To put it more menacingly, engineers at a few gigantic companies will have vast-though-hidden power to shape how data are collected and framed, to harvest huge amounts of information, to build the frameworks through which the rest of us make decisions and to steer our choices. If you think this power will be used for entirely benign ends, then you have not read enough history.
The second implication is philosophical. AI will redefine what it means to be human. Our identity as humans is shaped by what machines and other animals can't do. For the last few centuries, reason was seen as the ultimate human faculty. But now machines are better at many of the tasks we associate with thinking - like playing chess, winning at Jeopardy, and doing math.
On the other hand, machines cannot beat us at the things we do without conscious thinking: developing tastes and affections, mimicking each other and building emotional attachments, experiencing imaginative break-throughs, forming moral sentiments.
In the age of smart machines, we're not human because we have big brains. We're human because we have social skills, emotional capacities and moral intuitions. I could paint two divergent AI futures, one deeply humanistic, and one soullessly utilitarian.
In the humanistic one, machines liberate us from mental drudgery so we can focus on higher and happier things. In this future, differences in innate IQ are less important. Everybody has Google on their phones so having a great memory or the ability to calculate with big numbers doesn't help as much.
In this future, there is increasing emphasis on personal and moral faculties: being likable, industrious, trustworthy and affectionate. People are evaluated more on these traits, which supplement machine thinking, and not the rote ones that duplicate it.

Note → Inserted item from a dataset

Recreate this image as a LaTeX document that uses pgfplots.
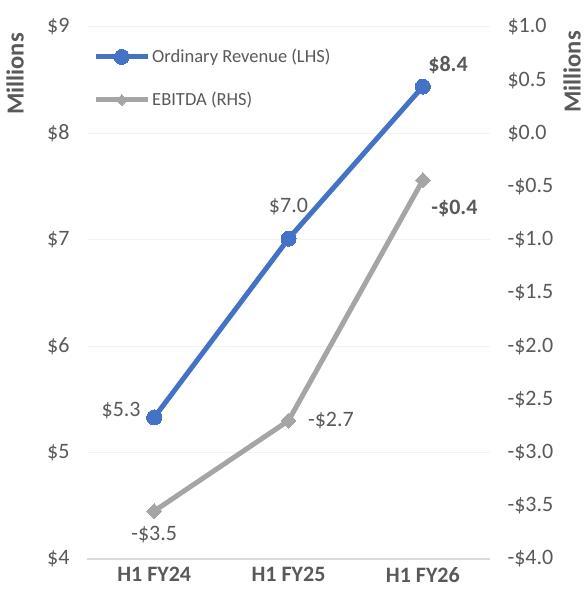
\documentclass[border=0pt]{standalone}
\usepackage{fontspec}
\setmainfont{Carlito}
\usepackage{pgfplots}
\pgfplotsset{compat=1.18}
\definecolor{rev}{HTML}{4472C4}
\definecolor{ebit}{HTML}{A5A5A5}
\definecolor{txt}{HTML}{595959}
\definecolor{gridc}{HTML}{F2F2F2}
\definecolor{base}{HTML}{D9D9D9}
\begin{document}
\begin{tikzpicture}
\pgfplotsset{
  common/.style={scale only axis, width=403pt, height=532pt,
    xmin=-0.5, xmax=2.5, xtick={0,1,2},
    major tick length=0pt, tick style={draw=none},
    ticklabel style={font=\fontsize{22}{24}\selectfont, text=txt},
  },
  revstyle/.style={rev, line width=5pt, mark=*, mark size=7.5pt, mark options={solid, fill=rev, draw=rev, line width=0pt}},
  ebitstyle/.style={ebit, line width=5pt, mark=square*, mark size=5.3pt, mark options={solid, rotate=45, fill=ebit, draw=ebit, line width=0pt}},
}
\begin{axis}[common,
  ymin=4, ymax=9, ytick={4,5,6,7,8,9},
  yticklabels={\$4,\$5,\$6,\$7,\$8,\$9},
  axis x line*=bottom, axis y line*=left,
  x axis line style={draw=base, line width=1.5pt, -},
  y axis line style={draw=none},
  ymajorgrids, grid style={gridc, line width=1pt},
  xticklabels={H1 FY24, H1 FY25, H1 FY26},
  xticklabel style={font=\fontsize{22}{24}\selectfont\bfseries, yshift=-5pt},
  yticklabel style={xshift=-14pt},
  legend style={at={(0.015,0.962)}, anchor=north west, draw=none, fill=none,
    font=\fontsize{18.5}{20}\selectfont, text=txt, row sep=24pt,
    cells={anchor=west}, inner sep=0pt},
  legend image code/.code={\draw[mark repeat=2,mark phase=2,#1] plot coordinates {(0pt,0pt)(26pt,0pt)(52pt,0pt)};},
]
\addplot[revstyle] coordinates {(0,5.33) (1,7.01) (2,8.44)};
\addlegendentry{Ordinary Revenue (LHS)}
\addlegendimage{ebitstyle, mark size=3.8pt}
\addlegendentry{EBITDA (RHS)}
\node[anchor=east, text=txt, font=\fontsize{22}{24}\selectfont] at (axis cs:0,5.33) [xshift=-10pt, yshift=7pt] {\$5.3};
\node[anchor=south, text=txt, font=\fontsize{22}{24}\selectfont] at (axis cs:1,7.01) [yshift=20pt] {\$7.0};
\node[anchor=south west, text=txt, font=\fontsize{22}{24}\selectfont\bfseries] at (axis cs:2,8.44) [xshift=2pt, yshift=9pt] {\$8.4};
\end{axis}
\begin{axis}[common,
  ymin=-4, ymax=1, ytick={-4,-3.5,-3,-2.5,-2,-1.5,-1,-0.5,0,0.5,1},
  yticklabels={-\$4.0,-\$3.5,-\$3.0,-\$2.5,-\$2.0,-\$1.5,-\$1.0,-\$0.5,\$0.0,\$0.5,\$1.0},
  axis y line*=right, axis x line=none,
  y axis line style={draw=none},
  yticklabel style={xshift=14pt},
]
\addplot[ebitstyle] coordinates {(0,-3.55) (1,-2.70) (2,-0.44)};
\node[anchor=north, text=txt, font=\fontsize{22}{24}\selectfont] at (axis cs:0,-3.55) [yshift=-12pt] {-\$3.5};
\node[anchor=west, text=txt, font=\fontsize{22}{24}\selectfont] at (axis cs:1,-2.70) [xshift=16pt] {-\$2.7};
\node[anchor=north west, text=txt, font=\fontsize{22}{24}\selectfont\bfseries] at (axis cs:2,-0.44) [xshift=5pt, yshift=-16pt] {-\$0.4};
\end{axis}
\node[rotate=90, text=txt, font=\fontsize{24.5}{26}\selectfont\bfseries] at ([xshift=-72pt,yshift=-47pt]current axis.north west) {Millions};
\node[rotate=90, text=txt, font=\fontsize{24.5}{26}\selectfont\bfseries] at ([xshift=82pt,yshift=-45pt]current axis.north east) {Millions};
\coordinate (bba) at ([xshift=-87pt,yshift=-40pt]current axis.south west);
\coordinate (bbb) at ([xshift=98pt,yshift=27pt]current axis.north east);
\pgfresetboundingbox
\path[use as bounding box] (bba) rectangle (bbb);
\end{tikzpicture}
\end{document}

In the cold, utilitarian future, on the other hand, people become less idiosyncratic. If the choice architecture behind many decisions is based on big data from vast crowds, everybody follows the prompts and chooses to be like each other. The machine prompts us to consume what is popular, the things that are easy and mentally undemanding.
I'm happy Pandora can help me find what I like. I'm a little nervous if it so pervasively shapes my listening that it ends up determining what I like. I think we all want to master these machines, not have them master us.